Vivemos tempos em que os modelos difundidos como sendo aqueles que temos de copiar ou seguir para termos sucesso, vivermos melhor, sermos mais felizes são, ou mais longínquos, ou muito exigentes. Exigem uma juventude que é demasiado rápida, uma beleza que espelha um gasto de produção dispendiosa de muitas maneiras, uma atitude de confiança que não se sabe bem onde adquirir, uma inteligência que não se compra em saldos e, genericamente, estilos de vida que parecem ser cada vez menos compatíveis com a realidade que é a nossa.
Tomamos a parte pelo todo num gosto desmesurado de metonímias e conseguimos chegar ao desconforto e à infelicidade quando damos conta que nos afastamos ponto por ponto, em quase tudo, dos modelos que num dado momento abraçámos como nossos, mesmo que sem grande entusiasmo ou convicção.
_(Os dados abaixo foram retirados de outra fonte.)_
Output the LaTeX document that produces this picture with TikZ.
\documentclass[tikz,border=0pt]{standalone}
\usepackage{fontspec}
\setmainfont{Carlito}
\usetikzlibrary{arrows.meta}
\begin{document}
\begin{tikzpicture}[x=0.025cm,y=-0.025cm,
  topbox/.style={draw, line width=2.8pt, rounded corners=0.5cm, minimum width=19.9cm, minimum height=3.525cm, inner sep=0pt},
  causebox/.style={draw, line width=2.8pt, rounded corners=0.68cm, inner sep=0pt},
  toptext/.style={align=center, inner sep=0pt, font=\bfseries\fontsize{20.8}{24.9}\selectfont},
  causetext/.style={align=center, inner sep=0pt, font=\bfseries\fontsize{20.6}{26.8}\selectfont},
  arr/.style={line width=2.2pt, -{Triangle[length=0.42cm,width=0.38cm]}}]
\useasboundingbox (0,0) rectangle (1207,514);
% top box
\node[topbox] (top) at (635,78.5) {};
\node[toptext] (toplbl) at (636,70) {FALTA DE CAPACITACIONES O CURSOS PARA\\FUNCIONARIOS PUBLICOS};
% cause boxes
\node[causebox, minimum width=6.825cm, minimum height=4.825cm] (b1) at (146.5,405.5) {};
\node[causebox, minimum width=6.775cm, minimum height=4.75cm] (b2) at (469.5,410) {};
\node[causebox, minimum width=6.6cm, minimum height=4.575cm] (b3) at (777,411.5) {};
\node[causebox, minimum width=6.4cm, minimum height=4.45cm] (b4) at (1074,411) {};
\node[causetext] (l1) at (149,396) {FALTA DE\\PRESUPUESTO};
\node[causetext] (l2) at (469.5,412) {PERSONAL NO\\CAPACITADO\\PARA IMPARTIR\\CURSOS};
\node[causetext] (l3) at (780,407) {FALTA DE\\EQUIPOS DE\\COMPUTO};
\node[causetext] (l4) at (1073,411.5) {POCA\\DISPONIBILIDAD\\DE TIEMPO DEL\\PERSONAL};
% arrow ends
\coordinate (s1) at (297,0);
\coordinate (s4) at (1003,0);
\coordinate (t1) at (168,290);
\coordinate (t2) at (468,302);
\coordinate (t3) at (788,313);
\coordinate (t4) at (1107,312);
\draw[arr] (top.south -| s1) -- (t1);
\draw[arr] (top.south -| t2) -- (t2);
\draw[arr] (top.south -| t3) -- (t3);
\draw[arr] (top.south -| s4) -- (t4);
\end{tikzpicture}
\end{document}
Refletindo por gosto, distração ou necessidade existencial sobre os processos que nos influenciam e nos tornam alvos, mais ou menos fáceis, desses e doutros modelos que acabam por nos empurrar em escolhas e decisões quase definitivas, chegamos frequentemente a uma zona de inquietante incredulidade sobre a nossa sanidade mental ou sobre a esperteza de que somos dotados.
Quando percebemos que o que somos e quem somos não nos chega e até nos embaraça e nos refugiamos, vezes sem conta, em papéis que pedimos de empréstimos, em gostos que não são nossos ou em escolhas que visam, sobretudo, granjear reconhecimento de conhecidos que não prezamos especialmente ou de audiências imaginárias que, de facto, sabemos que não temos, está na altura de começar de novo.
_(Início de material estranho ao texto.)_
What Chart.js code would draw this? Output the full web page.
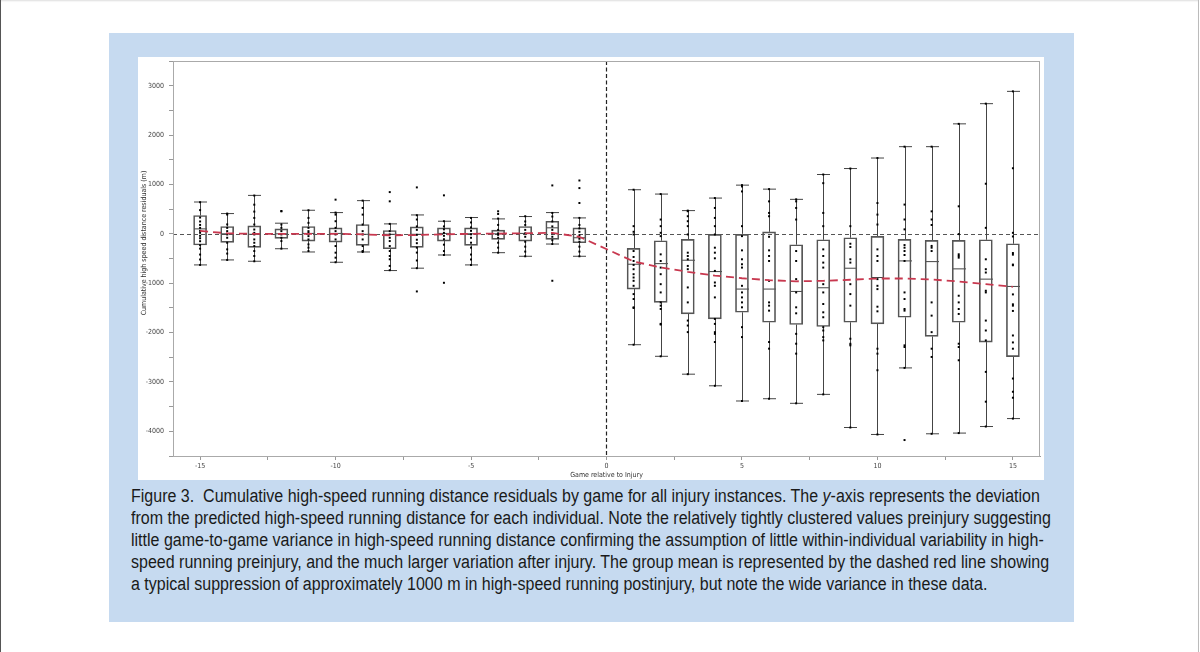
<!DOCTYPE html>
<html>
<head>
<meta charset="utf-8">
<script src="https://cdn.jsdelivr.net/npm/chart.js@4.4.1/dist/chart.umd.min.js"></script>
<style>
  body { margin: 0; width: 1200px; height: 652px; background: #fff; position: relative; overflow: hidden; }
  #page { position: absolute; left: 0; top: 0; width: 1197px; height: 652px;
          border-left: 1px solid #555; border-right: 1px solid #bbb; box-shadow: inset 0 2px 2px -1px #ddd; }
  #panel { position: absolute; left: 109px; top: 33px; width: 965px; height: 589px; background: #c6daf0; }
  #plot { position: absolute; left: 138px; top: 57px; width: 906px; height: 423px; background: #fff; }
  #caption { position: absolute; left: 131px; top: 485px; width: 1200px;
             font-family: "Liberation Sans", Arial, sans-serif;
             font-size: 18px; line-height: 22px; color: #1a1a1a; white-space: nowrap;
             transform: scaleX(0.89); transform-origin: 0 0; }
</style>
</head>
<body>
<div id="page"></div>
<div id="panel"></div>
<div id="plot"><canvas id="residualChart"></canvas></div>
<div id="caption">
Figure 3.&nbsp; Cumulative high-speed running distance residuals by game for all injury instances. The <i>y</i>-axis represents the deviation<br>
from the predicted high-speed running distance for each individual. Note the relatively tightly clustered values preinjury suggesting<br>
little game-to-game variance in high-speed running distance confirming the assumption of little within-individual variability in high-<br>
speed running preinjury, and the much larger variation after injury. The group mean is represented by the dashed red line showing<br>
a typical suppression of approximately 1000 m in high-speed running postinjury, but note the wide variance in these data.
</div>
<script>
// games relative to injury (no game 0)
const games = [-15, -14, -13, -12, -11, -10, -9, -8, -7, -6, -5, -4, -3, -2, -1,
               1, 2, 3, 4, 5, 6, 7, 8, 9, 10, 11, 12, 13, 14, 15];

// box plot summaries (m)
const whiskerHigh = [644, 410, 778, 215, 477, 430, 672, 201, 382, 255, 330, 302, 350, 430, 322,
                     893, 805, 470, 724, 986, 905, 698, 1201, 1322, 1535, 1765, 1765, 2227, 2636, 2885];
const q3 = [370, 148, 161, 101, 148, 121, 189, 68, 141, 121, 121, 74, 148, 255, 121,
            -294, -141, -113, 0, 0, 40, -221, -121, -80, -53, -113, -134, -134, -121, -201];
const median = [100, 0, -10, 0, 8, 8, -10, -10, -10, 8, 0, 0, 8, 121, -80,
                -616, -604, -535, -765, -1119, -1119, -1167, -1093, -697, -885, -549, -563, -710, -918, -1066];
const q1 = [-227, -174, -275, -93, -147, -167, -234, -302, -275, -147, -234, -113, -147, -113, -181,
            -1119, -1388, -1622, -1722, -1589, -1791, -1837, -1877, -1791, -1823, -1690, -2078, -1791, -2193, -2487];
const whiskerLow = [-630, -529, -556, -302, -368, -576, -368, -744, -696, -429, -630, -382, -455, -207, -455,
                    -2246, -2481, -2843, -3078, -3386, -3340, -3433, -3252, -3923, -4064, -2716, -4050, -4036, -3903, -3742];

// group mean (red dashed line)
const groupMean = [60, 10, 0, 0, 0, 0, -10, -30, -25, -10, 0, 5, 10, 20, -60,
                   -560, -680, -771, -845, -900, -938, -962, -952, -930, -905, -905, -925, -966, -1019, -1073];

// individual residuals per game, incl. outliers
const gamePoints = [
  [640, 480, 330, 250, 180, 120, 60, 20, -40, -90, -150, -230, -300, -420, -520, -630],
  [410, 390, 190, 120, 54, -13, -80, -181, -315, -400, -529],
  [775, 590, 450, 322, 188, 87, 20, -13, -114, -181, -248, -349, -449, -556],
  [462, 455, 188, 121, 54, -13, -80, -147, -300],
  [477, 322, 222, 121, 54, 20, -47, -114, -214, -280, -349],
  [692, 430, 389, 255, 121, 54, -13, -114, -248, -382, -483, -576],
  [672, 524, 389, 188, 54, -13, -114, -248, -349, -368],
  [845, 658, 201, 54, -13, -80, -147, -248, -349, -449, -516, -650, -737],
  [940, 376, 290, 150, 80, -20, -120, -190, -280, -380, -540, -696, -1167],
  [779, 255, 150, 90, 20, -40, -110, -220, -350, -429, -992],
  [322, 230, 130, 60, -10, -80, -180, -280, -420, -520, -630],
  [456, 402, 309, 180, 80, 10, -20, -80, -180, -280, -382],
  [356, 250, 180, 80, 10, -60, -160, -260, -360, -455],
  [980, 423, 350, 250, 150, 80, 10, -60, -130, -207, -951],
  [1080, 926, 624, 322, 180, 110, 40, -30, -100, -160, -260, -360, -455],
  [893, 155, 41, -13, -349, -469, -550, -630, -717, -818, -885, -952, -1053, -1221, -1321, -1489, -1502, -2246],
  [805, 289, 155, 20, -47, -416, -550, -684, -818, -1020, -1187, -1389, -1455, -1522, -1824, -1837, -2481],
  [470, 457, 356, 255, 155, -13, -382, -449, -516, -650, -717, -1086, -1389, -1757, -1858, -1991, -2843],
  [724, 524, 322, 155, -13, -281, -382, -496, -751, -986, -1053, -1288, -1724, -1824, -1992, -2026, -2192, -3078],
  [986, 959, 858, 155, -47, -335, -516, -617, -684, -1053, -1187, -1288, -1389, -1489, -1891, -2092, -3386],
  [905, 657, 423, 356, -60, -335, -449, -550, -952, -1389, -1455, -1556, -2192, -2326, -3340],
  [698, 657, 524, 289, -349, -550, -918, -1187, -1489, -1610, -2026, -2226, -2427, -3433],
  [1201, 1026, 423, 155, -315, -449, -583, -684, -1020, -1187, -1422, -1590, -1690, -1891, -1958, -2092, -2159, -3252],
  [1322, 155, -201, -268, -516, -583, -1020, -1221, -1455, -2125, -2227, -2259, -3923],
  [1535, 623, 389, 188, -315, -449, -550, -918, -1053, -1120, -1476, -1570, -2327, -2427, -2763, -4064],
  [1765, 592, 290, 90, -228, -281, -349, -429, -550, -1187, -1321, -1522, -1556, -2259, -2293, -2716, -4177],
  [1765, 455, 290, 179, -245, -281, -349, -1389, -1657, -1992, -2327, -2494, -4050],
  [2227, 557, -6, -415, -449, -483, -1254, -1389, -1523, -1623, -2226, -2293, -2561, -4036],
  [2636, 1014, 121, -516, -717, -784, -1153, -1187, -1757, -1958, -2159, -2796, -3400, -3903],
  [2885, 1328, 20, -54, -389, -422, -623, -637, -1227, -1428, -1455, -1562, -2059, -2200, -2327, -2931, -3199, -3320, -3742]
];

const boxData = games.map((g, i) => ({ x: g, y: [q1[i], q3[i]] }));
const pointData = games.flatMap((g, i) => gamePoints[i].map(v => ({ x: g, y: v })));
const meanData = games.map((g, i) => ({ x: g, y: groupMean[i] }));

const tickFont = { family: "'DejaVu Sans Condensed', 'DejaVu Sans', sans-serif", size: 7 };

// whiskers, caps, medians, reference lines and frame
const boxPlotExtras = {
  id: 'boxPlotExtras',
  beforeDatasetsDraw(chart) {
    const { ctx, chartArea, scales: { x, y } } = chart;
    ctx.save();
    // zero lines
    ctx.lineWidth = 1;
    ctx.strokeStyle = '#555';
    ctx.setLineDash([4, 3]);
    ctx.beginPath();
    ctx.moveTo(chartArea.left, Math.round(y.getPixelForValue(0)) + 0.5);
    ctx.lineTo(chartArea.right, Math.round(y.getPixelForValue(0)) + 0.5);
    ctx.stroke();
    ctx.strokeStyle = '#222';
    ctx.lineWidth = 1.2;
    ctx.setLineDash([4, 2.5]);
    ctx.beginPath();
    ctx.moveTo(x.getPixelForValue(0), chartArea.top);
    ctx.lineTo(x.getPixelForValue(0), chartArea.bottom);
    ctx.stroke();
    ctx.setLineDash([]);

    // whiskers and caps
    ctx.strokeStyle = '#444';
    ctx.lineWidth = 1;
    const cap = 6.5;
    games.forEach((g, i) => {
      const px = Math.round(x.getPixelForValue(g)) + 0.5;
      const yHi = y.getPixelForValue(whiskerHigh[i]);
      const yLo = y.getPixelForValue(whiskerLow[i]);
      ctx.beginPath();
      ctx.moveTo(px, yHi); ctx.lineTo(px, y.getPixelForValue(q3[i]));
      ctx.moveTo(px, y.getPixelForValue(q1[i])); ctx.lineTo(px, yLo);
      ctx.moveTo(px - cap, yHi); ctx.lineTo(px + cap, yHi);
      ctx.moveTo(px - cap, yLo); ctx.lineTo(px + cap, yLo);
      const ym = y.getPixelForValue(median[i]);
      ctx.moveTo(px - cap, ym); ctx.lineTo(px + cap, ym);
      ctx.stroke();
    });
    ctx.restore();
  },
  afterDraw(chart) {
    const { ctx, chartArea } = chart;
    ctx.save();
    ctx.strokeStyle = '#aaa';
    ctx.lineWidth = 1;
    ctx.strokeRect(chartArea.left + 0.5, chartArea.top + 0.5,
                   chartArea.right - chartArea.left - 1, chartArea.bottom - chartArea.top);
    // y axis title
    ctx.fillStyle = '#333';
    ctx.font = "7px 'DejaVu Sans Condensed', 'DejaVu Sans', sans-serif";
    ctx.textAlign = 'center';
    ctx.textBaseline = 'middle';
    ctx.translate(6, 186);
    ctx.rotate(-Math.PI / 2);
    ctx.fillText('Cumulative high speed distance residuals (m)', 0, 0);
    ctx.restore();
  }
};

// drop the label-driven padding so the plot frame fills the panel
function noPad(s) {
  s.paddingTop = 0; s.paddingBottom = 0; s.paddingLeft = 0; s.paddingRight = 0;
}

const chart = new Chart(document.getElementById('residualChart'), {
  type: 'bar',
  data: {
    datasets: [
      {
        type: 'line',
        data: meanData,
        borderColor: '#c8384f',
        borderWidth: 1.8,
        borderDash: [8, 5],
        pointRadius: 0,
        fill: false,
        order: 0
      },
      {
        type: 'scatter',
        data: pointData,
        pointStyle: 'rect',
        pointRadius: 1.4,
        backgroundColor: '#000',
        borderColor: '#000',
        borderWidth: 0,
        order: 1
      },
      {
        type: 'bar',
        data: boxData,
        backgroundColor: 'rgba(255,255,255,0)',
        borderColor: '#555',
        borderWidth: 1,
        borderSkipped: false,
        barThickness: 13,
        order: 2
      }
    ]
  },
  options: {
    responsive: true,
    maintainAspectRatio: false,
    animation: false,
    layout: { padding: { top: 2, right: 1 } },
    plugins: { legend: { display: false }, tooltip: { enabled: false } },
    scales: {
      x: {
        type: 'linear',
        min: -16,
        max: 16,
        offset: false,
        grid: { display: true, drawOnChartArea: false, drawTicks: true, tickLength: 4, color: '#999', offset: false },
        border: { display: true, color: '#999' },
        ticks: {
          stepSize: 2.5,
          includeBounds: false,
          autoSkip: false,
          maxRotation: 0,
          padding: 2,
          color: '#444',
          font: tickFont,
          callback: v => (v % 5 === 0 ? String(v) : '')
        },
        title: {
          display: true,
          text: 'Game relative to Injury',
          color: '#333',
          font: { family: tickFont.family, size: 7 },
          padding: { top: 0, bottom: 1 }
        },
        afterFit: s => { s.height = 24; noPad(s); }
      },
      y: {
        min: -4500,
        max: 3500,
        grid: { display: true, drawOnChartArea: false, drawTicks: true, tickLength: 4, color: '#999' },
        border: { display: true, color: '#999' },
        ticks: {
          stepSize: 500,
          includeBounds: false,
          autoSkip: false,
          padding: 5,
          color: '#444',
          font: tickFont,
          callback: v => (v % 1000 === 0 ? String(v) : '')
        },
        afterFit: s => { s.width = 35; noPad(s); }
      }
    }
  },
  plugins: [boxPlotExtras]
});
</script>
</body>
</html>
Começar, ou recomeçar, não exatamente uma busca de outros modelos que sejam menos frustrantes, mas a reconstrução de sentidos próprios que, infelizmente, não nos ensinaram em casa ou na escola nem nos é facilitada por um mundo rápido e pronto a servir, é uma tarefa complicada.
De qualquer modo, se chegarmos a esse momento de necessidade e conseguirmos articular novas perguntas, tudo o que aprendemos, fizemos e sentimos ajuda-nos a chegar a outras respostas. Pelo menos fica a consolação de não sermos um desperdício.